> _TASK DETAILS_
Make an exact transcription of the material, leaving out all images.

* start DATA SHOWN *

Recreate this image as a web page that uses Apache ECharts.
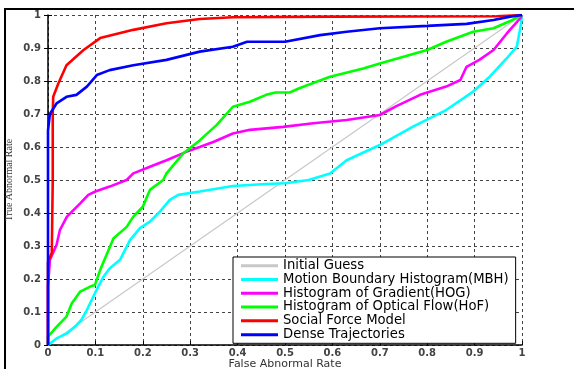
<!DOCTYPE html>
<html>
<head>
<meta charset="utf-8">
<script src="https://cdn.jsdelivr.net/npm/echarts@6/dist/echarts.min.js"></script>
<style>
  html, body { margin: 0; padding: 0; background: #fff; }
  #chart { width: 574px; height: 369px; }
</style>
</head>
<body>
<div id="chart"></div>
<script>
// ROC curves, [false rate, true rate]
const seriesNames = [
  'Initial Guess',
  'Motion Boundary Histogram(MBH)',
  'Histogram of Gradient(HOG)',
  'Histogram of Optical Flow(HoF)',
  'Social Force Model',
  'Dense Trajectories'
]
const seriesColors = ['#c8c8c8', '#00ffff', '#ff00ff', '#00ff00', '#ff0000', '#0000ff']

const initialGuess = [[0, 0], [1, 1]]

const mbh = [
  [0, 0], [0.005, 0.005], [0.018, 0.02], [0.04, 0.035], [0.06, 0.06], [0.07, 0.075],
  [0.082, 0.106], [0.099, 0.157], [0.117, 0.207], [0.13, 0.232], [0.152, 0.258],
  [0.173, 0.318], [0.194, 0.354], [0.215, 0.374], [0.236, 0.404], [0.257, 0.44],
  [0.275, 0.455], [0.32, 0.465], [0.39, 0.482], [0.46, 0.488], [0.5, 0.49],
  [0.55, 0.5], [0.595, 0.52], [0.63, 0.56], [0.7, 0.606], [0.77, 0.662],
  [0.84, 0.712], [0.897, 0.768], [0.932, 0.813], [0.968, 0.869], [0.989, 0.904],
  [0.997, 0.965], [1, 1]
]

const hog = [
  [0, 0], [0, 0.177], [0.004, 0.258], [0.018, 0.303], [0.025, 0.348], [0.04, 0.389],
  [0.068, 0.429], [0.085, 0.455], [0.1, 0.465], [0.13, 0.48], [0.166, 0.5],
  [0.18, 0.52], [0.215, 0.54], [0.25, 0.56], [0.293, 0.586], [0.32, 0.6],
  [0.35, 0.616], [0.39, 0.641], [0.426, 0.652], [0.496, 0.661], [0.56, 0.672],
  [0.63, 0.682], [0.7, 0.697], [0.735, 0.724], [0.785, 0.758], [0.84, 0.783],
  [0.87, 0.803], [0.883, 0.843], [0.91, 0.864], [0.94, 0.894], [0.968, 0.944],
  [0.996, 0.99], [1, 1]
]

const hof = [
  [0, 0], [0, 0.025], [0.018, 0.055], [0.039, 0.086], [0.05, 0.126], [0.068, 0.162],
  [0.089, 0.177], [0.099, 0.182], [0.11, 0.227], [0.138, 0.323], [0.166, 0.358],
  [0.18, 0.389], [0.2, 0.419], [0.215, 0.47], [0.243, 0.5], [0.25, 0.52],
  [0.285, 0.58], [0.32, 0.62], [0.356, 0.667], [0.39, 0.722], [0.426, 0.737],
  [0.46, 0.758], [0.48, 0.765], [0.51, 0.765], [0.53, 0.778], [0.595, 0.813],
  [0.665, 0.838], [0.7, 0.853], [0.8, 0.894], [0.84, 0.919], [0.897, 0.949],
  [0.94, 0.96], [0.98, 0.985], [1, 1]
]

const socialForce = [
  [0, 0], [0, 0.25], [0.008, 0.28], [0.01, 0.5], [0.01, 0.7], [0.011, 0.752],
  [0.022, 0.793], [0.039, 0.848], [0.075, 0.894], [0.11, 0.93], [0.18, 0.955],
  [0.25, 0.975], [0.32, 0.988], [0.39, 0.993], [0.6, 0.995], [0.946, 0.996], [1, 1]
]

const denseTraj = [
  [0, 0], [0, 0.65], [0.004, 0.7], [0.018, 0.732], [0.039, 0.752], [0.06, 0.758],
  [0.082, 0.783], [0.103, 0.818], [0.13, 0.833], [0.18, 0.848], [0.25, 0.864],
  [0.32, 0.889], [0.39, 0.904], [0.42, 0.919], [0.5, 0.919], [0.574, 0.939],
  [0.63, 0.949], [0.7, 0.96], [0.8, 0.967], [0.883, 0.973], [0.94, 0.985],
  [0.975, 0.995], [1, 1]
]

const seriesData = [initialGuess, mbh, hog, hof, socialForce, denseTraj]

const chart = echarts.init(document.getElementById('chart'))

const tickLabel = {
  fontFamily: 'DejaVu Sans',
  fontSize: 10,
  fontWeight: 'bold',
  color: '#444',
  formatter: v => (v === 0 || v === 1 ? String(v) : v.toFixed(1))
}
const gridLine = { show: true, lineStyle: { color: '#444', type: [3, 3], width: 1 } }

chart.setOption({
  animation: false,
  backgroundColor: '#fff',
  graphic: [{
    type: 'rect',
    shape: { x: 5, y: 9, width: 620, height: 420 },
    style: { fill: 'none', stroke: '#000', lineWidth: 2 },
    silent: true
  }],
  grid: { left: 48, right: 52, top: 15, bottom: 24, outerBoundsMode: 'none', containLabel: false },
  legend: {
    orient: 'vertical',
    left: 233,
    top: 257,
    data: seriesNames,
    icon: 'rect',
    itemWidth: 37,
    itemHeight: 3,
    itemGap: 0.5,
    padding: [2, 7, 2, 8],
    backgroundColor: '#fff',
    borderColor: '#000',
    borderWidth: 1,
    textStyle: { fontFamily: 'DejaVu Sans', fontSize: 13.2, color: '#000', lineHeight: 13.3 }
  },
  xAxis: {
    type: 'value',
    min: 0,
    max: 1,
    interval: 0.1,
    name: 'False Abnormal Rate',
    nameLocation: 'middle',
    nameGap: 14,
    nameMoveOverlap: false,
    nameTextStyle: { fontFamily: 'DejaVu Sans', fontSize: 11, color: '#333', verticalAlign: 'top' },
    axisLine: { show: true, onZero: false, lineStyle: { color: '#000', width: 1.5 } },
    axisTick: { show: true, inside: true, length: 4, lineStyle: { color: '#000' } },
    axisLabel: { ...tickLabel, margin: 3 },
    splitLine: gridLine
  },
  yAxis: [{
    type: 'value',
    min: 0,
    max: 1,
    interval: 0.1,
    name: 'True Abnormal Rate',
    nameLocation: 'middle',
    nameGap: 34,
    nameMoveOverlap: false,
    nameTextStyle: { fontFamily: 'Liberation Sans Narrow', fontSize: 10, color: '#333' },
    axisLine: { show: true, onZero: false, lineStyle: { color: '#000', width: 1.5 } },
    axisTick: { show: true, inside: true, length: 4, lineStyle: { color: '#000' } },
    axisLabel: { ...tickLabel, margin: 7 },
    splitLine: gridLine
  }, {
    type: 'value',
    position: 'right',
    min: 0,
    max: 1,
    interval: 0.1,
    axisLine: { show: false },
    axisTick: { show: true, inside: true, length: 4, lineStyle: { color: '#000' } },
    axisLabel: { show: false },
    splitLine: { show: false }
  }],
  series: seriesNames.map((name, i) => ({
    name,
    type: 'line',
    yAxisIndex: 0,
    data: seriesData[i],
    showSymbol: false,
    color: seriesColors[i],
    lineStyle: { color: seriesColors[i], width: i === 0 ? 1.2 : 2.6 },
    z: 2 + i
  }))
})
</script>
</body>
</html>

* end DATA SHOWN *

> _THE RESULT_
Recreate this image as a web page that uses Apache ECharts.
<!DOCTYPE html>
<html>
<head>
<meta charset="utf-8">
<script src="https://cdn.jsdelivr.net/npm/echarts@6/dist/echarts.min.js"></script>
<style>
  html, body { margin: 0; padding: 0; background: #fff; }
  #chart { width: 574px; height: 369px; }
</style>
</head>
<body>
<div id="chart"></div>
<script>
// ROC curves, [false rate, true rate]
const seriesNames = [
  'Initial Guess',
  'Motion Boundary Histogram(MBH)',
  'Histogram of Gradient(HOG)',
  'Histogram of Optical Flow(HoF)',
  'Social Force Model',
  'Dense Trajectories'
]
const seriesColors = ['#c8c8c8', '#00ffff', '#ff00ff', '#00ff00', '#ff0000', '#0000ff']

const initialGuess = [[0, 0], [1, 1]]

const mbh = [
  [0, 0], [0.005, 0.005], [0.018, 0.02], [0.04, 0.035], [0.06, 0.06], [0.07, 0.075],
  [0.082, 0.106], [0.099, 0.157], [0.117, 0.207], [0.13, 0.232], [0.152, 0.258],
  [0.173, 0.318], [0.194, 0.354], [0.215, 0.374], [0.236, 0.404], [0.257, 0.44],
  [0.275, 0.455], [0.32, 0.465], [0.39, 0.482], [0.46, 0.488], [0.5, 0.49],
  [0.55, 0.5], [0.595, 0.52], [0.63, 0.56], [0.7, 0.606], [0.77, 0.662],
  [0.84, 0.712], [0.897, 0.768], [0.932, 0.813], [0.968, 0.869], [0.989, 0.904],
  [0.997, 0.965], [1, 1]
]

const hog = [
  [0, 0], [0, 0.177], [0.004, 0.258], [0.018, 0.303], [0.025, 0.348], [0.04, 0.389],
  [0.068, 0.429], [0.085, 0.455], [0.1, 0.465], [0.13, 0.48], [0.166, 0.5],
  [0.18, 0.52], [0.215, 0.54], [0.25, 0.56], [0.293, 0.586], [0.32, 0.6],
  [0.35, 0.616], [0.39, 0.641], [0.426, 0.652], [0.496, 0.661], [0.56, 0.672],
  [0.63, 0.682], [0.7, 0.697], [0.735, 0.724], [0.785, 0.758], [0.84, 0.783],
  [0.87, 0.803], [0.883, 0.843], [0.91, 0.864], [0.94, 0.894], [0.968, 0.944],
  [0.996, 0.99], [1, 1]
]

const hof = [
  [0, 0], [0, 0.025], [0.018, 0.055], [0.039, 0.086], [0.05, 0.126], [0.068, 0.162],
  [0.089, 0.177], [0.099, 0.182], [0.11, 0.227], [0.138, 0.323], [0.166, 0.358],
  [0.18, 0.389], [0.2, 0.419], [0.215, 0.47], [0.243, 0.5], [0.25, 0.52],
  [0.285, 0.58], [0.32, 0.62], [0.356, 0.667], [0.39, 0.722], [0.426, 0.737],
  [0.46, 0.758], [0.48, 0.765], [0.51, 0.765], [0.53, 0.778], [0.595, 0.813],
  [0.665, 0.838], [0.7, 0.853], [0.8, 0.894], [0.84, 0.919], [0.897, 0.949],
  [0.94, 0.96], [0.98, 0.985], [1, 1]
]

const socialForce = [
  [0, 0], [0, 0.25], [0.008, 0.28], [0.01, 0.5], [0.01, 0.7], [0.011, 0.752],
  [0.022, 0.793], [0.039, 0.848], [0.075, 0.894], [0.11, 0.93], [0.18, 0.955],
  [0.25, 0.975], [0.32, 0.988], [0.39, 0.993], [0.6, 0.995], [0.946, 0.996], [1, 1]
]

const denseTraj = [
  [0, 0], [0, 0.65], [0.004, 0.7], [0.018, 0.732], [0.039, 0.752], [0.06, 0.758],
  [0.082, 0.783], [0.103, 0.818], [0.13, 0.833], [0.18, 0.848], [0.25, 0.864],
  [0.32, 0.889], [0.39, 0.904], [0.42, 0.919], [0.5, 0.919], [0.574, 0.939],
  [0.63, 0.949], [0.7, 0.96], [0.8, 0.967], [0.883, 0.973], [0.94, 0.985],
  [0.975, 0.995], [1, 1]
]

const seriesData = [initialGuess, mbh, hog, hof, socialForce, denseTraj]

const chart = echarts.init(document.getElementById('chart'))

const tickLabel = {
  fontFamily: 'DejaVu Sans',
  fontSize: 10,
  fontWeight: 'bold',
  color: '#444',
  formatter: v => (v === 0 || v === 1 ? String(v) : v.toFixed(1))
}
const gridLine = { show: true, lineStyle: { color: '#444', type: [3, 3], width: 1 } }

chart.setOption({
  animation: false,
  backgroundColor: '#fff',
  graphic: [{
    type: 'rect',
    shape: { x: 5, y: 9, width: 620, height: 420 },
    style: { fill: 'none', stroke: '#000', lineWidth: 2 },
    silent: true
  }],
  grid: { left: 48, right: 52, top: 15, bottom: 24, outerBoundsMode: 'none', containLabel: false },
  legend: {
    orient: 'vertical',
    left: 233,
    top: 257,
    data: seriesNames,
    icon: 'rect',
    itemWidth: 37,
    itemHeight: 3,
    itemGap: 0.5,
    padding: [2, 7, 2, 8],
    backgroundColor: '#fff',
    borderColor: '#000',
    borderWidth: 1,
    textStyle: { fontFamily: 'DejaVu Sans', fontSize: 13.2, color: '#000', lineHeight: 13.3 }
  },
  xAxis: {
    type: 'value',
    min: 0,
    max: 1,
    interval: 0.1,
    name: 'False Abnormal Rate',
    nameLocation: 'middle',
    nameGap: 14,
    nameMoveOverlap: false,
    nameTextStyle: { fontFamily: 'DejaVu Sans', fontSize: 11, color: '#333', verticalAlign: 'top' },
    axisLine: { show: true, onZero: false, lineStyle: { color: '#000', width: 1.5 } },
    axisTick: { show: true, inside: true, length: 4, lineStyle: { color: '#000' } },
    axisLabel: { ...tickLabel, margin: 3 },
    splitLine: gridLine
  },
  yAxis: [{
    type: 'value',
    min: 0,
    max: 1,
    interval: 0.1,
    name: 'True Abnormal Rate',
    nameLocation: 'middle',
    nameGap: 34,
    nameMoveOverlap: false,
    nameTextStyle: { fontFamily: 'Liberation Sans Narrow', fontSize: 10, color: '#333' },
    axisLine: { show: true, onZero: false, lineStyle: { color: '#000', width: 1.5 } },
    axisTick: { show: true, inside: true, length: 4, lineStyle: { color: '#000' } },
    axisLabel: { ...tickLabel, margin: 7 },
    splitLine: gridLine
  }, {
    type: 'value',
    position: 'right',
    min: 0,
    max: 1,
    interval: 0.1,
    axisLine: { show: false },
    axisTick: { show: true, inside: true, length: 4, lineStyle: { color: '#000' } },
    axisLabel: { show: false },
    splitLine: { show: false }
  }],
  series: seriesNames.map((name, i) => ({
    name,
    type: 'line',
    yAxisIndex: 0,
    data: seriesData[i],
    showSymbol: false,
    color: seriesColors[i],
    lineStyle: { color: seriesColors[i], width: i === 0 ? 1.2 : 2.6 },
    z: 2 + i
  }))
})
</script>
</body>
</html>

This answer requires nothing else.